For a master plan, this means placing structures, trenches, access, work zones, and water systems in relationship to the existing shape of the land. We can alter landform, but only with cost, machinery, labor, and risk. Once changed and built around, it takes considerable energy to change again.

3. Water
Water follows climate and landform. Once we understand rainfall and the shape of the land, we can understand where water collects, moves, infiltrates, erodes, or causes problems. We can also change water patterns by changing landform higher up the scale.
Water planning includes drainage trenches, roof runoff, and where water may be stored, slowed, redirected, or absorbed.

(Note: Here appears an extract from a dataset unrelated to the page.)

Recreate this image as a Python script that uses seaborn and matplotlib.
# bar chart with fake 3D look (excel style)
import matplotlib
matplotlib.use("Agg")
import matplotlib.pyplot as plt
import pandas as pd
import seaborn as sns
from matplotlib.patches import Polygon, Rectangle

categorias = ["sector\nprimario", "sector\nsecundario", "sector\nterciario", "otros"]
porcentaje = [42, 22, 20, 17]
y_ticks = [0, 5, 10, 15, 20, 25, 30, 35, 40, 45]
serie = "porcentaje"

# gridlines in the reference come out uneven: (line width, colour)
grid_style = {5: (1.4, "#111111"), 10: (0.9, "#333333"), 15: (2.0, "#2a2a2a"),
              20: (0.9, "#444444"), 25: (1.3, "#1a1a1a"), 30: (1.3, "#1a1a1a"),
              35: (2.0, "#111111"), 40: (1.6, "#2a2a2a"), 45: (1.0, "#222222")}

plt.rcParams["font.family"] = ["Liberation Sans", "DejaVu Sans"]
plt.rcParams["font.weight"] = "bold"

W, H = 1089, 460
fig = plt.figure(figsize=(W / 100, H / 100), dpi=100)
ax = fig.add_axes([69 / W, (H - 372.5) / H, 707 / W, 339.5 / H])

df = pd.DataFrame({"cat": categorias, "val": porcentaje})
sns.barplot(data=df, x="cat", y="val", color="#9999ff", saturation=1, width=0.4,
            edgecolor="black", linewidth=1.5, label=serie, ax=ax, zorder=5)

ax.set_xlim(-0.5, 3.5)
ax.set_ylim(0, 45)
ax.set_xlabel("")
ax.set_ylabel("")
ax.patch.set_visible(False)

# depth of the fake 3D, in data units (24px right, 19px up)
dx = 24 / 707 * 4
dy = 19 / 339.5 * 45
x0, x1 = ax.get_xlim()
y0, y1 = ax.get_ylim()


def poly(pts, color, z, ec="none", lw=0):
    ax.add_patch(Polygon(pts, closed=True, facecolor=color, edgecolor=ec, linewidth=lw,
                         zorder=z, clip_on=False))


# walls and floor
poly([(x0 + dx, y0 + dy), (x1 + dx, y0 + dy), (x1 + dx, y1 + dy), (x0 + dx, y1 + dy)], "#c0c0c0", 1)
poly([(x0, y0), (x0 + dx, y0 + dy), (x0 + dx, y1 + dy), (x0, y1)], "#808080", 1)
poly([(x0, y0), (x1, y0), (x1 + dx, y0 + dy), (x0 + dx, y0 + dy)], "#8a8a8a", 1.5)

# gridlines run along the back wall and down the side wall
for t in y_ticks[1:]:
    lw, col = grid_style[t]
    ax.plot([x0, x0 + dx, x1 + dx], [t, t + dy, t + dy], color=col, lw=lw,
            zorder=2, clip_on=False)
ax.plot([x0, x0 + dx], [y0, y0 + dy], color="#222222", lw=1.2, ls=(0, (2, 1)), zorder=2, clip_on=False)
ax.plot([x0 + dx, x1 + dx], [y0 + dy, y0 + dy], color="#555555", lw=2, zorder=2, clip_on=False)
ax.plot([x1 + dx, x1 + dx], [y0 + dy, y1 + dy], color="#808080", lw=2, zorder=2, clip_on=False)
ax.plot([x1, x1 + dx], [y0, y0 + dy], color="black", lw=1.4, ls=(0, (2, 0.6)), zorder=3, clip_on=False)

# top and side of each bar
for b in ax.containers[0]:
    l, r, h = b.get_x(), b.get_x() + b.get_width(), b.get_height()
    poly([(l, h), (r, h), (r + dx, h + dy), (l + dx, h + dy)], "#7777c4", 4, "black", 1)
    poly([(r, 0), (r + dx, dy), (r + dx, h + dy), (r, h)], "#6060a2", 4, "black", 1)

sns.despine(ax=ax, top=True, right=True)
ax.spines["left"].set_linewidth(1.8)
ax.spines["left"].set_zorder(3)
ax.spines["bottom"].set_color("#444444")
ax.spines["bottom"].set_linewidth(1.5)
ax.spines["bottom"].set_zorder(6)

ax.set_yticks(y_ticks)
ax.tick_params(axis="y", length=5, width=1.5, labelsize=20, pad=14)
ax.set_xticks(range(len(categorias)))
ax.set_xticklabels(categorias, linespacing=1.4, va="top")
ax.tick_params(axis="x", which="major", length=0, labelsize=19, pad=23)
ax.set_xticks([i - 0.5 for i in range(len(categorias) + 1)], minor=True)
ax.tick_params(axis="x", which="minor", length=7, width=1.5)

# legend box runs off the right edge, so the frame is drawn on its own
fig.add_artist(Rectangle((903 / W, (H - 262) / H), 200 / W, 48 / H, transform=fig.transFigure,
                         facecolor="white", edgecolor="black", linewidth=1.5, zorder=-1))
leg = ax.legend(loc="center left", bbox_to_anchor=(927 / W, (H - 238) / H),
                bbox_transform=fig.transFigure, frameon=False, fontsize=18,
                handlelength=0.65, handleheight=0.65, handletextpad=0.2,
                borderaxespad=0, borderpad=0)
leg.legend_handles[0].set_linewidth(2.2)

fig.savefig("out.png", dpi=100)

Water decisions should happen before final building placement and major construction. A beautiful structure in the wrong water position will become difficult to maintain.
4. Invisible Structures
Invisible structures are the social, legal, economic, and organizational conditions that shape what can actually happen on a site.
This includes agreements with neighbors, land access, permissions, ownership, responsibilities, budgets, labor availability, decision-making, project roles, maintenance commitments, community relationships, and the economic model behind a project.
These structures are not always visible on a site map. This layer includes agreements about construction access, labor, storage, security, project supervision, timelines, payment, and who is responsible for each phase of work.
5. Roads & Access
Roads and access determine how people, materials, and machinery move through a site.
This includes vehicle access, work zones, and routes between structures and other working areas, both temporary and permanent.
Access should be planned early because it affects the cost and flow of the whole build.

6. Trees & Long-term Vegetation
(Interchangeable with Permanent Structures, depending on project focus.)
Trees and long-term vegetation shape microclimate. New planting can improve a project over time, but trees grow slowly, so decisions about protection, removal, pruning, and planting should be made thoughtfully.
7. Permanent Structures
(Interchangeable with Trees & Long-term Vegetation, depending on project focus.)
Buildings should not be treated as the first action. They should emerge from the earlier layers: climate, landform, water, invisible structures, access, and long-term vegetation. Construction should only start once decisions and actions on those higher elements are resolved.
8. Subdivision & Fencing
These elements matter, but they can usually change more easily than roads, water systems, landform, or buildings. They should support the larger site logic rather than dictate it.
9. Soils & Gardens
Because soils and gardens can change, we can improve them gradually. But we should avoid unnecessary compaction, erosion, contamination, and waste from the beginning.
10. Aesthetics
Aesthetics is the most flexible layer, but it is still important. It helps people feel connected to a site and more willing to care for it. Aesthetics should grow from the deeper decisions: climate response, landform, water, access, vegetation, material choices, and the way people will live and work in the space.
Working order for the master plan
We use the simplified scale in this order:
Climate
Landform
Water
Invisible Structures
Roads & Access
Trees & Long-term Vegetation
Permanent Structures
Subdivision & Fencing
Soils & Gardens
Aesthetics
This gives us a practical rule:
Make the most permanent decisions first. Keep the more flexible decisions adaptable as the site logic evolves.